The world was simply not prepared to face a new worldwide disease.

Yet, because there were no given solutions, and because the long-term effects of this disease are still unknown by the time we are writing this preface, the only possible methodology to mitigate the impact of COVID19 was to rely on preparedness and readiness schemes. Those territories that at the time were unaffected by the disease should have observed what was happening in the world before the wave of the infection could strike them, in order to produce effective plans to contain the infection.

However, this approach needed for coordination and for a plan already shared among nations that would improve the level of communication, optimizing the resources and the response of the different actors involved in the fight against the virus.

Without shared agreementsbefore, during, and after the first wave of infectionand with no direction aimed to the production of scientific knowledge able to increase the awareness of the disease and the proper sharing of reliable scientific-based information, the study of the diseases and of those measures able to contain the epidemics were strongly constrained. The prompt and relevant requests for action, coming from international health organizations, were by themselves incapable of producing results because those seemed more the voice of the man crying in the desert, whose interlocutor is not given or unknown.

In addition, political decisions aimed to prevent those setbacks that inevitably came with the implementation of measures needed to reduce the spread of the virus (like the impact of these same measures on economy), delayed of weeks and sometimes of months the employment of useful procedures. This had an impact also on the public opinion reducing the efficacy of some interventions that were loosely applied or that were simply left to the good will of the single individuals or communities.

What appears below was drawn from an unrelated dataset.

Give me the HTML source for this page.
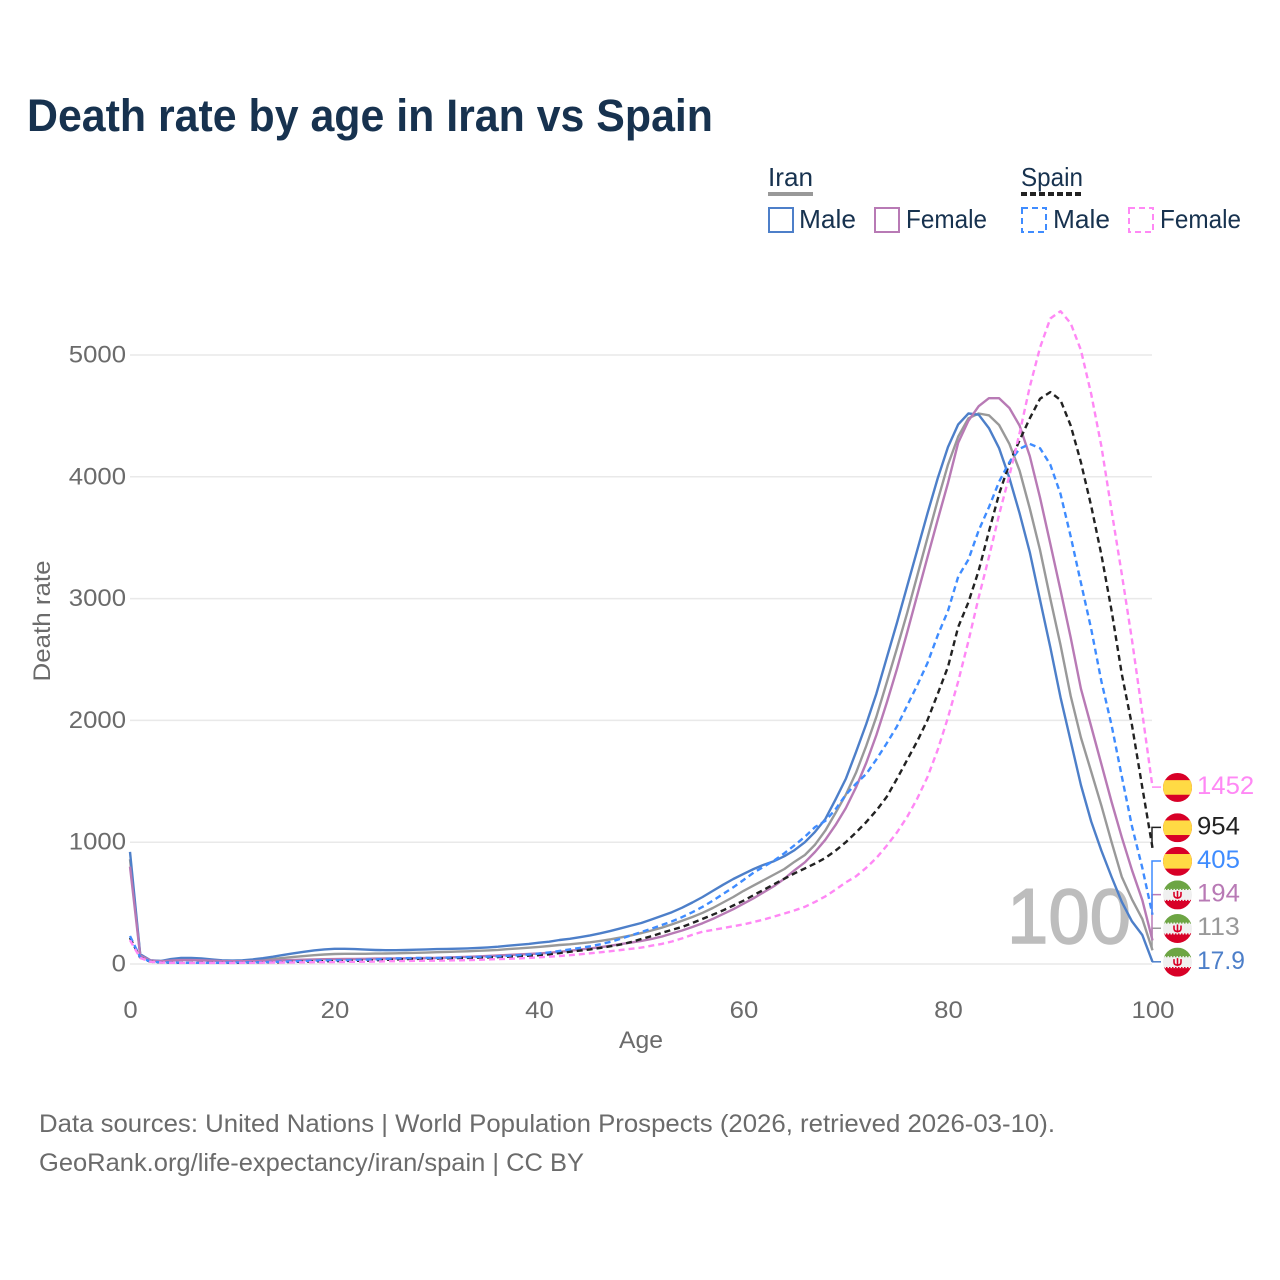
<!DOCTYPE html>
<html lang="en">
<head>
<meta charset="utf-8">
<title>Death rate by age in Iran vs Spain</title>
<style>
html,body{margin:0;padding:0;background:#fff;}
svg{display:block;font-family:"Liberation Sans",sans-serif;}
</style>
</head>
<body>
<svg id="chart" width="1280" height="1280" viewBox="0 0 1280 1280" xmlns="http://www.w3.org/2000/svg">
<rect width="1280" height="1280" fill="#fff"/>
<text x="27" y="131" font-size="45" font-weight="700" fill="#17324f" textLength="686" lengthAdjust="spacingAndGlyphs">Death rate by age in Iran vs Spain</text>

<g>
<text x="768" y="186" font-size="26" fill="#17324f" textLength="45" lengthAdjust="spacingAndGlyphs">Iran</text>
<line x1="768" x2="813" y1="194" y2="194" stroke="#999" stroke-width="4"/>
<text x="1021" y="186" font-size="26" fill="#17324f" textLength="62" lengthAdjust="spacingAndGlyphs">Spain</text>
<line x1="1021" x2="1083" y1="194" y2="194" stroke="#222" stroke-width="4" stroke-dasharray="6 3"/>
<rect x="769" y="208" width="24" height="24" fill="none" stroke="#4d7fc9" stroke-width="2"/>
<text x="799" y="228" font-size="26" fill="#17324f" textLength="57" lengthAdjust="spacingAndGlyphs">Male</text>
<rect x="875" y="208" width="24" height="24" fill="none" stroke="#b87ab5" stroke-width="2"/>
<text x="906" y="228" font-size="26" fill="#17324f" textLength="81" lengthAdjust="spacingAndGlyphs">Female</text>
<rect x="1022" y="208" width="24" height="24" fill="none" stroke="#3f8cff" stroke-width="2" stroke-dasharray="6 4"/>
<text x="1053" y="228" font-size="26" fill="#17324f" textLength="57" lengthAdjust="spacingAndGlyphs">Male</text>
<rect x="1129" y="208" width="24" height="24" fill="none" stroke="#ff88f5" stroke-width="2" stroke-dasharray="6 4"/>
<text x="1160" y="228" font-size="26" fill="#17324f" textLength="81" lengthAdjust="spacingAndGlyphs">Female</text>
</g>

<g id="grid"></g>
<g id="ticks"></g>
<text x="1007" y="943" font-size="78" fill="#bdbdbd" stroke="#bdbdbd" stroke-width="1.5" textLength="124" lengthAdjust="spacingAndGlyphs">100</text>
<text x="641" y="1048" font-size="24" fill="#6b6b6b" text-anchor="middle" textLength="44" lengthAdjust="spacingAndGlyphs">Age</text>
<text transform="translate(50 621) rotate(-90)" font-size="24" fill="#6b6b6b" text-anchor="middle" textLength="121" lengthAdjust="spacingAndGlyphs">Death rate</text>
<g id="series"></g>
<g id="endlabels"></g>

<text x="39" y="1132" font-size="25" fill="#6b6b6b" textLength="1016" lengthAdjust="spacingAndGlyphs">Data sources: United Nations | World Population Prospects (2026, retrieved 2026-03-10).</text>
<text x="39" y="1171" font-size="25" fill="#6b6b6b" textLength="545" lengthAdjust="spacingAndGlyphs">GeoRank.org/life-expectancy/iran/spain | CC BY</text>
</svg>
<script>
const xTickLabels = [0, 20, 40, 60, 80, 100];
const yTickLabels = [0, 1000, 2000, 3000, 4000, 5000];
const ages = Array.from({length: 101}, (_, i) => i);

const iranMale = [920,80,30,25,40,50,50,45,38,30,
28,30,38,48,60,75,88,100,112,120,
125,125,122,118,115,113,113,115,117,120,
122,124,126,128,132,136,142,150,158,165,
175,183,197,207,220,235,252,272,293,315,
337,365,395,425,462,505,550,600,650,698,
740,780,815,845,885,935,1000,1085,1190,1350,
1520,1740,1970,2220,2510,2800,3100,3400,3700,3990,
4245,4430,4520,4510,4400,4235,3990,3700,3380,2990,
2600,2190,1830,1470,1170,930,714,510,350,238,17.9];
const iranFemale = [800,70,28,22,28,32,32,30,27,24,
23,23,24,26,28,31,33,35,37,39,
40,41,42,43,44,45,46,47,48,49,
50,53,56,59,62,66,70,74,78,82,
86,92,100,108,118,128,138,150,163,176,
190,205,225,250,275,304,335,370,410,450,
495,540,590,640,700,770,835,920,1020,1140,
1280,1450,1650,1880,2140,2420,2720,3030,3340,3650,
3950,4280,4460,4580,4645,4645,4565,4420,4170,3830,
3450,3070,2680,2260,1950,1640,1330,1040,770,525,194];
const iranBoth = [860,75,29,24,33,40,40,37,32,27,
25,26,30,35,42,50,58,65,72,78,
82,84,84,84,85,86,88,90,92,94,
97,99,102,104,108,112,116,122,128,134,
140,148,156,162,170,178,190,203,218,235,
254,275,298,325,355,386,420,460,505,550,
600,645,690,735,780,840,895,980,1095,1240,
1390,1570,1790,2030,2307,2590,2880,3190,3500,3810,
4100,4330,4480,4520,4505,4425,4270,4050,3740,3400,
3000,2620,2200,1860,1580,1300,1000,715,530,370,113];
const spainMale = [230,55,20,14,12,11,10,10,10,11,
12,13,14,15,17,19,22,25,28,30,
30,31,33,35,38,42,46,48,49,50,
50,52,54,56,58,60,63,67,72,78,
85,95,107,120,132,145,162,182,208,235,
263,290,320,350,385,425,470,520,575,630,
690,750,800,850,910,975,1045,1125,1175,1270,
1390,1480,1560,1680,1810,1950,2120,2290,2471,2700,
2900,3180,3320,3560,3750,3960,4120,4230,4270,4235,
4100,3860,3510,3130,2750,2320,1960,1540,1130,790,405];
const spainFemale = [195,50,18,12,10,9,9,9,9,9,
9,10,10,11,12,12,13,14,15,15,
16,17,18,19,20,22,24,25,26,27,
28,29,30,32,34,37,40,43,46,50,
55,60,66,72,80,88,96,105,115,125,
135,150,165,185,210,240,265,280,295,310,
325,345,365,390,415,440,470,510,555,610,
670,720,790,870,970,1080,1207,1360,1535,1760,
2025,2320,2650,3010,3340,3690,4010,4360,4740,5060,
5300,5360,5260,5040,4680,4250,3720,3200,2660,2060,1452];
const spainBoth = [215,52,19,13,11,10,10,10,10,10,
10,11,12,13,14,15,17,19,21,23,
24,25,26,27,30,34,38,40,42,44,
45,47,49,50,52,54,57,60,64,68,
72,80,90,100,110,120,132,146,160,180,
205,228,255,280,305,337,370,405,440,480,
520,566,610,655,700,745,785,825,870,930,
1000,1080,1165,1260,1371,1520,1675,1830,2003,2220,
2440,2767,2970,3230,3550,3860,4110,4300,4480,4640,
4695,4630,4420,4120,3760,3360,2900,2380,1960,1450,954];

const seriesNames = ['iran-both', 'iran-male', 'iran-female', 'spain-both', 'spain-male', 'spain-female'];
const seriesValues = [iranBoth, iranMale, iranFemale, spainBoth, spainMale, spainFemale];
const seriesColors = ['#999999', '#4d7fc9', '#b87ab5', '#222222', '#3f8cff', '#ff88f5'];
const seriesDashed = [false, false, false, true, true, true];
const seriesFlags = ['iran', 'iran', 'iran', 'spain', 'spain', 'spain'];

const NS = 'http://www.w3.org/2000/svg';
const xScale = a => 130 + a * 10.225;
const yScale = v => 964 - v * 0.1218;

function make(tag, attrs, parent) {
  const el = document.createElementNS(NS, tag);
  for (const k in attrs) el.setAttribute(k, attrs[k]);
  parent.appendChild(el);
  return el;
}

const gridG = document.getElementById('grid');
const ticksG = document.getElementById('ticks');
yTickLabels.forEach(v => {
  const gl = make('line', {x1: 130, x2: 1152, y1: yScale(v), y2: yScale(v), stroke: '#e9e9e9', 'stroke-width': 1.5}, gridG);
  
  
  const s = String(v);
  const t = make('text', {x: 126, y: yScale(v) + 7.5, 'font-size': 24, fill: '#6b6b6b', 'text-anchor': 'end', textLength: s.length * 14.3, lengthAdjust: 'spacingAndGlyphs'}, ticksG);
  t.textContent = s;
  
  
});
xTickLabels.forEach(a => {
  const s = String(a);
  const t = make('text', {x: xScale(a) + 0.5, y: 1018, 'font-size': 24, fill: '#6b6b6b', 'text-anchor': 'middle', textLength: s.length * 14.3, lengthAdjust: 'spacingAndGlyphs'}, ticksG);
  t.textContent = s;
  
  
});

const seriesG = document.getElementById('series');
seriesValues.forEach((vals, i) => {
  const pts = vals.map((v, j) => xScale(ages[j]).toFixed(1) + ',' + yScale(v).toFixed(1)).join(' ');
  const attrs = {points: pts, fill: 'none', stroke: seriesColors[i], 'stroke-width': 2.4, 'stroke-linejoin': 'round'};
  if (seriesDashed[i]) attrs['stroke-dasharray'] = '6 4';
  const pl = make('polyline', attrs, seriesG);
  
  
});

function drawFlag(kind, cy, parent, idx) {
  const cx = 1177.5, r = 14.5;
  const g = make('g', {}, parent);
  
  
  const clipId = 'flagclip' + idx;
  const cp = make('clipPath', {id: clipId}, g);
  make('circle', {cx: cx, cy: cy, r: r}, cp);
  const inner = make('g', {'clip-path': 'url(#' + clipId + ')'}, g);
  if (kind === 'spain') {
    make('rect', {x: cx - r, y: cy - r, width: 2 * r, height: 2 * r, fill: '#d80027'}, inner);
    make('rect', {x: cx - r, y: cy - 7.3, width: 2 * r, height: 14.6, fill: '#ffda44'}, inner);
  } else {
    make('rect', {x: cx - r, y: cy - r, width: 2 * r, height: 2 * r, fill: '#f0f0f0'}, inner);
    make('rect', {x: cx - r, y: cy - r, width: 2 * r, height: 8.5, fill: '#6da544'}, inner);
    make('rect', {x: cx - r, y: cy + 6, width: 2 * r, height: 8.5, fill: '#d80027'}, inner);
    make('line', {x1: cx - r, x2: cx + r, y1: cy - 5.5, y2: cy - 5.5, stroke: '#6da544', 'stroke-width': 1.2, 'stroke-dasharray': '1.5 1.5'}, inner);
    make('line', {x1: cx - r, x2: cx + r, y1: cy + 5.5, y2: cy + 5.5, stroke: '#d80027', 'stroke-width': 1.2, 'stroke-dasharray': '1.5 1.5'}, inner);
    make('path', {d: 'M' + (cx - 3.5) + ' ' + (cy - 3) + 'v3q0 3 3.5 3t3.5 -3v-3M' + cx + ' ' + (cy - 4) + 'v8', fill: 'none', stroke: '#d80027', 'stroke-width': 1.6}, inner);
  }
}

// End labels: stack upward from the lowest end value so labels never overlap.
const endOrder = seriesValues.map((vals, i) => i).sort((a, b) => seriesValues[a][100] - seriesValues[b][100]);
const labelG = document.getElementById('endlabels');
let prevY = Infinity;
endOrder.forEach((i, n) => {
  const v = seriesValues[i][100];
  const yEnd = yScale(v);
  const yLab = Math.min(yEnd, prevY - 33.6);
  prevY = yLab;
  const conn = make('polyline', {points: '1152,' + yEnd.toFixed(1) + ' 1152,' + yLab.toFixed(1) + ' 1161,' + yLab.toFixed(1), fill: 'none', stroke: seriesColors[i], 'stroke-width': 1.5}, labelG);
  
  
  drawFlag(seriesFlags[i], yLab + 0.3, labelG, n);
  const s = String(v);
  const t = make('text', {x: 1197, y: yLab + 7, 'font-size': 25, fill: seriesColors[i], textLength: s.replace('.', '').length * 14.3 + (s.includes('.') ? 5 : 0), lengthAdjust: 'spacingAndGlyphs'}, labelG);
  t.textContent = s;
  
  
});
</script>
</body>
</html>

In spite of the incredible amount of data potentially collected from the field, scientific trials and studies have been conducted with a general direction that focused only on the gathering and processing of the bigger possible amount of information. What happened instead was a collection of hypothesis and thesis based on ideas that often bypassed the system. This produced a number of sometimes unreliable publications, whose scientific content was debatable, and that did not lead to the creation of new and more effective models. What happened in fact was that most strategies were designed following schemes designed for very different diseases and for different and outdated scenarios, ignoring the complexity of the world we and the virus live in.